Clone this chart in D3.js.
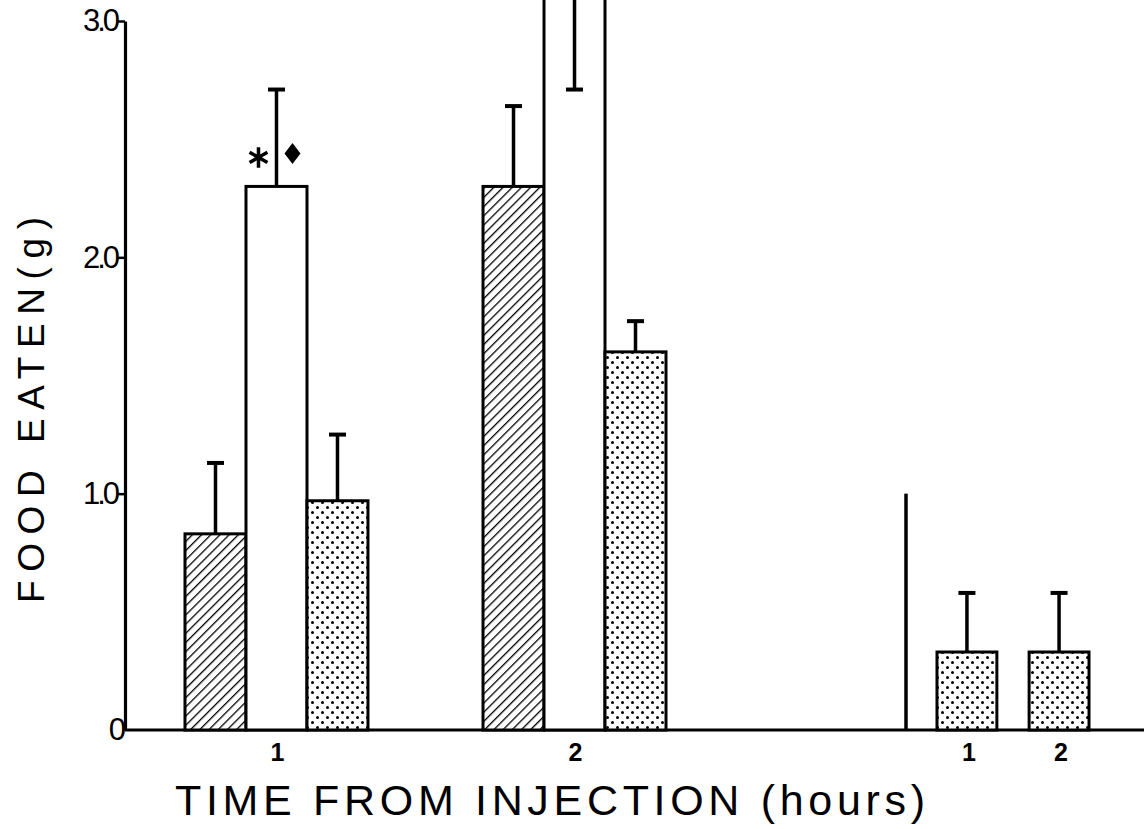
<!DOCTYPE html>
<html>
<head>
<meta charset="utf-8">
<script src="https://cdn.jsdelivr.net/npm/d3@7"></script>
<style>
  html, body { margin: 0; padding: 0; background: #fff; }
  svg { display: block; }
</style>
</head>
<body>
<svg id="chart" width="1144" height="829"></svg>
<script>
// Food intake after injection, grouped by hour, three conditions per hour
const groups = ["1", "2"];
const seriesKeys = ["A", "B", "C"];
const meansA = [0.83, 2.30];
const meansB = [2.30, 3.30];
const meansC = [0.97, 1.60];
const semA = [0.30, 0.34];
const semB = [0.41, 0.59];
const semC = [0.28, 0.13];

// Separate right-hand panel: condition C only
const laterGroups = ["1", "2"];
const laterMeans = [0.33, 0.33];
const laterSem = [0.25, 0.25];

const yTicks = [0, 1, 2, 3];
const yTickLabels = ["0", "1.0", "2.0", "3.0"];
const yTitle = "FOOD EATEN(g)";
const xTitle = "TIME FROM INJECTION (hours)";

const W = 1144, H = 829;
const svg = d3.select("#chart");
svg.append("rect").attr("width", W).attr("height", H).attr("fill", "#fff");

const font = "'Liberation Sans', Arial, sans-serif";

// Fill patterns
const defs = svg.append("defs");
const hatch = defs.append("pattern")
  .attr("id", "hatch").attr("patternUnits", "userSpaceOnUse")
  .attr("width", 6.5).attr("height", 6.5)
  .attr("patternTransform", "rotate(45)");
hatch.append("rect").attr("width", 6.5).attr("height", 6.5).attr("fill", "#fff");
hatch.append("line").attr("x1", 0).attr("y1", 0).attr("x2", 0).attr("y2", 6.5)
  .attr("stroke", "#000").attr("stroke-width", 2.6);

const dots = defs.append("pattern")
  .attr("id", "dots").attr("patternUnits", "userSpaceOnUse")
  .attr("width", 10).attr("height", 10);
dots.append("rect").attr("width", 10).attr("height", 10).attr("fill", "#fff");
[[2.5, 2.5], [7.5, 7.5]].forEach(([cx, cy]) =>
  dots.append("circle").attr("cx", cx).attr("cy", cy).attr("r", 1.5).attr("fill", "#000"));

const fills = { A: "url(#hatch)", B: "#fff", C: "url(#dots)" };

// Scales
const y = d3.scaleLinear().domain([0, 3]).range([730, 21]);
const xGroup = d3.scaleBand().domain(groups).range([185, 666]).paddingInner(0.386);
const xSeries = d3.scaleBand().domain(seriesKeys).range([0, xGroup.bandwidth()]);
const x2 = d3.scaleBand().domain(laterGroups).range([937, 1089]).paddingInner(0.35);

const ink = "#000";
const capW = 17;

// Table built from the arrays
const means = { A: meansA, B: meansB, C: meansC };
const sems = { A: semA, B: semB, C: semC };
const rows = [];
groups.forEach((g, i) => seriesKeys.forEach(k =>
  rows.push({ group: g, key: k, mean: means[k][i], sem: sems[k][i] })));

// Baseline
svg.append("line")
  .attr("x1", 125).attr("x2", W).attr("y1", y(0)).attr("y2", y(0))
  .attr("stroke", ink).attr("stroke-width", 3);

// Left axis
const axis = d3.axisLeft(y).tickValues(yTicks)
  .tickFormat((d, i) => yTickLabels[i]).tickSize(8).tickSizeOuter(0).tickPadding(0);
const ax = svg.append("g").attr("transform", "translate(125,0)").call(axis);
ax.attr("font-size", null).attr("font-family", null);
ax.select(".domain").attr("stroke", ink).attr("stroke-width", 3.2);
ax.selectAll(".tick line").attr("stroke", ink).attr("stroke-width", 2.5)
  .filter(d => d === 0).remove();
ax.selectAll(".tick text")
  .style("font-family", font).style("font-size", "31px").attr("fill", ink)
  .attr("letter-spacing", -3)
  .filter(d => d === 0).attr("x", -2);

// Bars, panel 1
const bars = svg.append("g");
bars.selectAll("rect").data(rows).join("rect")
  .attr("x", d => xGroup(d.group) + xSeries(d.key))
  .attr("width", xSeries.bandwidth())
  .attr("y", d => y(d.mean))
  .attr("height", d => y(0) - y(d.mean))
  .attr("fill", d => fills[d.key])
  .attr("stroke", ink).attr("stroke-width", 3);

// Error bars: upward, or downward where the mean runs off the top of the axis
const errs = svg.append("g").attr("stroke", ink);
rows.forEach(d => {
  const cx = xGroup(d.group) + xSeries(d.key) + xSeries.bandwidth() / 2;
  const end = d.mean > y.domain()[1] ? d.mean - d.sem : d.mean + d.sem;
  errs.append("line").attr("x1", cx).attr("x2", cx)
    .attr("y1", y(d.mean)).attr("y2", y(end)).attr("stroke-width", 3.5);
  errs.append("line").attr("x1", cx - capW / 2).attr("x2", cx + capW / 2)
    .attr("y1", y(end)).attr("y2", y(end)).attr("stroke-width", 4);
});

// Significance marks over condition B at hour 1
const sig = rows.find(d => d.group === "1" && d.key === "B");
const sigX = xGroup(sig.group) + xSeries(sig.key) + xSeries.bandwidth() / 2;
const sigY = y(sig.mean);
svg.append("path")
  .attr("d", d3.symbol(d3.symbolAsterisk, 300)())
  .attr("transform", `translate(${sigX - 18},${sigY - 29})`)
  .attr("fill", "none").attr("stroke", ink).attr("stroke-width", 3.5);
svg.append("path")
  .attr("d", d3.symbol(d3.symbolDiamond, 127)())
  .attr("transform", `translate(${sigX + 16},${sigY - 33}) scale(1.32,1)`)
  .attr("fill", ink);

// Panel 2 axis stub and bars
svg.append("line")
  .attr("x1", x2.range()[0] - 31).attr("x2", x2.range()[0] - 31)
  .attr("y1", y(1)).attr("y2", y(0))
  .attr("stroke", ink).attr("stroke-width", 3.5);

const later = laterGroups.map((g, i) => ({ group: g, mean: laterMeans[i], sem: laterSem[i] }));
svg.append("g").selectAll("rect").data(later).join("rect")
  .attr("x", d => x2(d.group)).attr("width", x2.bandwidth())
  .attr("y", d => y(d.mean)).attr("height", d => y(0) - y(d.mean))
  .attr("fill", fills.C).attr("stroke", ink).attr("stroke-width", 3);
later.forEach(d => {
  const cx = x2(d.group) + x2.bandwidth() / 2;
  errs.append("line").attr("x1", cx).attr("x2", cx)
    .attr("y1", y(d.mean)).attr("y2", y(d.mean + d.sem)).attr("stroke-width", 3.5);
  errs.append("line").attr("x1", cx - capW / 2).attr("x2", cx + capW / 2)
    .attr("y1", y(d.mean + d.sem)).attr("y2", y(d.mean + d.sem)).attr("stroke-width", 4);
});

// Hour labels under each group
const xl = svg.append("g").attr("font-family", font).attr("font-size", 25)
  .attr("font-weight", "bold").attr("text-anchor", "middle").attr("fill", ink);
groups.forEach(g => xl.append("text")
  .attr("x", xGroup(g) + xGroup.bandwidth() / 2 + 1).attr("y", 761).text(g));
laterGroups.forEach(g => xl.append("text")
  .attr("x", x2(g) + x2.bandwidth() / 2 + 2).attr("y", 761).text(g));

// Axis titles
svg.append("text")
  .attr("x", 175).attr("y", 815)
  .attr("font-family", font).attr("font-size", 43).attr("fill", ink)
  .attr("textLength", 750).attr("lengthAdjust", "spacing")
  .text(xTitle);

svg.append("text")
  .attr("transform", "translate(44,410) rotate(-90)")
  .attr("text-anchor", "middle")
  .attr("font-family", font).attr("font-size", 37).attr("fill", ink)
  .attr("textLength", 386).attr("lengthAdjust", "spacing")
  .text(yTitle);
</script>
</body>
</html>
■ ■ ■ ■ ■
▸ **EXERCISE BRIEF**:
Write out the listing word for word, omitting the pictures it holds.

▸ **REPLY TO THE TASK**:
Clone this chart in D3.js.
<!DOCTYPE html>
<html>
<head>
<meta charset="utf-8">
<script src="https://cdn.jsdelivr.net/npm/d3@7"></script>
<style>
  html, body { margin: 0; padding: 0; background: #fff; }
  svg { display: block; }
</style>
</head>
<body>
<svg id="chart" width="1144" height="829"></svg>
<script>
// Food intake after injection, grouped by hour, three conditions per hour
const groups = ["1", "2"];
const seriesKeys = ["A", "B", "C"];
const meansA = [0.83, 2.30];
const meansB = [2.30, 3.30];
const meansC = [0.97, 1.60];
const semA = [0.30, 0.34];
const semB = [0.41, 0.59];
const semC = [0.28, 0.13];

// Separate right-hand panel: condition C only
const laterGroups = ["1", "2"];
const laterMeans = [0.33, 0.33];
const laterSem = [0.25, 0.25];

const yTicks = [0, 1, 2, 3];
const yTickLabels = ["0", "1.0", "2.0", "3.0"];
const yTitle = "FOOD EATEN(g)";
const xTitle = "TIME FROM INJECTION (hours)";

const W = 1144, H = 829;
const svg = d3.select("#chart");
svg.append("rect").attr("width", W).attr("height", H).attr("fill", "#fff");

const font = "'Liberation Sans', Arial, sans-serif";

// Fill patterns
const defs = svg.append("defs");
const hatch = defs.append("pattern")
  .attr("id", "hatch").attr("patternUnits", "userSpaceOnUse")
  .attr("width", 6.5).attr("height", 6.5)
  .attr("patternTransform", "rotate(45)");
hatch.append("rect").attr("width", 6.5).attr("height", 6.5).attr("fill", "#fff");
hatch.append("line").attr("x1", 0).attr("y1", 0).attr("x2", 0).attr("y2", 6.5)
  .attr("stroke", "#000").attr("stroke-width", 2.6);

const dots = defs.append("pattern")
  .attr("id", "dots").attr("patternUnits", "userSpaceOnUse")
  .attr("width", 10).attr("height", 10);
dots.append("rect").attr("width", 10).attr("height", 10).attr("fill", "#fff");
[[2.5, 2.5], [7.5, 7.5]].forEach(([cx, cy]) =>
  dots.append("circle").attr("cx", cx).attr("cy", cy).attr("r", 1.5).attr("fill", "#000"));

const fills = { A: "url(#hatch)", B: "#fff", C: "url(#dots)" };

// Scales
const y = d3.scaleLinear().domain([0, 3]).range([730, 21]);
const xGroup = d3.scaleBand().domain(groups).range([185, 666]).paddingInner(0.386);
const xSeries = d3.scaleBand().domain(seriesKeys).range([0, xGroup.bandwidth()]);
const x2 = d3.scaleBand().domain(laterGroups).range([937, 1089]).paddingInner(0.35);

const ink = "#000";
const capW = 17;

// Table built from the arrays
const means = { A: meansA, B: meansB, C: meansC };
const sems = { A: semA, B: semB, C: semC };
const rows = [];
groups.forEach((g, i) => seriesKeys.forEach(k =>
  rows.push({ group: g, key: k, mean: means[k][i], sem: sems[k][i] })));

// Baseline
svg.append("line")
  .attr("x1", 125).attr("x2", W).attr("y1", y(0)).attr("y2", y(0))
  .attr("stroke", ink).attr("stroke-width", 3);

// Left axis
const axis = d3.axisLeft(y).tickValues(yTicks)
  .tickFormat((d, i) => yTickLabels[i]).tickSize(8).tickSizeOuter(0).tickPadding(0);
const ax = svg.append("g").attr("transform", "translate(125,0)").call(axis);
ax.attr("font-size", null).attr("font-family", null);
ax.select(".domain").attr("stroke", ink).attr("stroke-width", 3.2);
ax.selectAll(".tick line").attr("stroke", ink).attr("stroke-width", 2.5)
  .filter(d => d === 0).remove();
ax.selectAll(".tick text")
  .style("font-family", font).style("font-size", "31px").attr("fill", ink)
  .attr("letter-spacing", -3)
  .filter(d => d === 0).attr("x", -2);

// Bars, panel 1
const bars = svg.append("g");
bars.selectAll("rect").data(rows).join("rect")
  .attr("x", d => xGroup(d.group) + xSeries(d.key))
  .attr("width", xSeries.bandwidth())
  .attr("y", d => y(d.mean))
  .attr("height", d => y(0) - y(d.mean))
  .attr("fill", d => fills[d.key])
  .attr("stroke", ink).attr("stroke-width", 3);

// Error bars: upward, or downward where the mean runs off the top of the axis
const errs = svg.append("g").attr("stroke", ink);
rows.forEach(d => {
  const cx = xGroup(d.group) + xSeries(d.key) + xSeries.bandwidth() / 2;
  const end = d.mean > y.domain()[1] ? d.mean - d.sem : d.mean + d.sem;
  errs.append("line").attr("x1", cx).attr("x2", cx)
    .attr("y1", y(d.mean)).attr("y2", y(end)).attr("stroke-width", 3.5);
  errs.append("line").attr("x1", cx - capW / 2).attr("x2", cx + capW / 2)
    .attr("y1", y(end)).attr("y2", y(end)).attr("stroke-width", 4);
});

// Significance marks over condition B at hour 1
const sig = rows.find(d => d.group === "1" && d.key === "B");
const sigX = xGroup(sig.group) + xSeries(sig.key) + xSeries.bandwidth() / 2;
const sigY = y(sig.mean);
svg.append("path")
  .attr("d", d3.symbol(d3.symbolAsterisk, 300)())
  .attr("transform", `translate(${sigX - 18},${sigY - 29})`)
  .attr("fill", "none").attr("stroke", ink).attr("stroke-width", 3.5);
svg.append("path")
  .attr("d", d3.symbol(d3.symbolDiamond, 127)())
  .attr("transform", `translate(${sigX + 16},${sigY - 33}) scale(1.32,1)`)
  .attr("fill", ink);

// Panel 2 axis stub and bars
svg.append("line")
  .attr("x1", x2.range()[0] - 31).attr("x2", x2.range()[0] - 31)
  .attr("y1", y(1)).attr("y2", y(0))
  .attr("stroke", ink).attr("stroke-width", 3.5);

const later = laterGroups.map((g, i) => ({ group: g, mean: laterMeans[i], sem: laterSem[i] }));
svg.append("g").selectAll("rect").data(later).join("rect")
  .attr("x", d => x2(d.group)).attr("width", x2.bandwidth())
  .attr("y", d => y(d.mean)).attr("height", d => y(0) - y(d.mean))
  .attr("fill", fills.C).attr("stroke", ink).attr("stroke-width", 3);
later.forEach(d => {
  const cx = x2(d.group) + x2.bandwidth() / 2;
  errs.append("line").attr("x1", cx).attr("x2", cx)
    .attr("y1", y(d.mean)).attr("y2", y(d.mean + d.sem)).attr("stroke-width", 3.5);
  errs.append("line").attr("x1", cx - capW / 2).attr("x2", cx + capW / 2)
    .attr("y1", y(d.mean + d.sem)).attr("y2", y(d.mean + d.sem)).attr("stroke-width", 4);
});

// Hour labels under each group
const xl = svg.append("g").attr("font-family", font).attr("font-size", 25)
  .attr("font-weight", "bold").attr("text-anchor", "middle").attr("fill", ink);
groups.forEach(g => xl.append("text")
  .attr("x", xGroup(g) + xGroup.bandwidth() / 2 + 1).attr("y", 761).text(g));
laterGroups.forEach(g => xl.append("text")
  .attr("x", x2(g) + x2.bandwidth() / 2 + 2).attr("y", 761).text(g));

// Axis titles
svg.append("text")
  .attr("x", 175).attr("y", 815)
  .attr("font-family", font).attr("font-size", 43).attr("fill", ink)
  .attr("textLength", 750).attr("lengthAdjust", "spacing")
  .text(xTitle);

svg.append("text")
  .attr("transform", "translate(44,410) rotate(-90)")
  .attr("text-anchor", "middle")
  .attr("font-family", font).attr("font-size", 37).attr("fill", ink)
  .attr("textLength", 386).attr("lengthAdjust", "spacing")
  .text(yTitle);
</script>
</body>
</html>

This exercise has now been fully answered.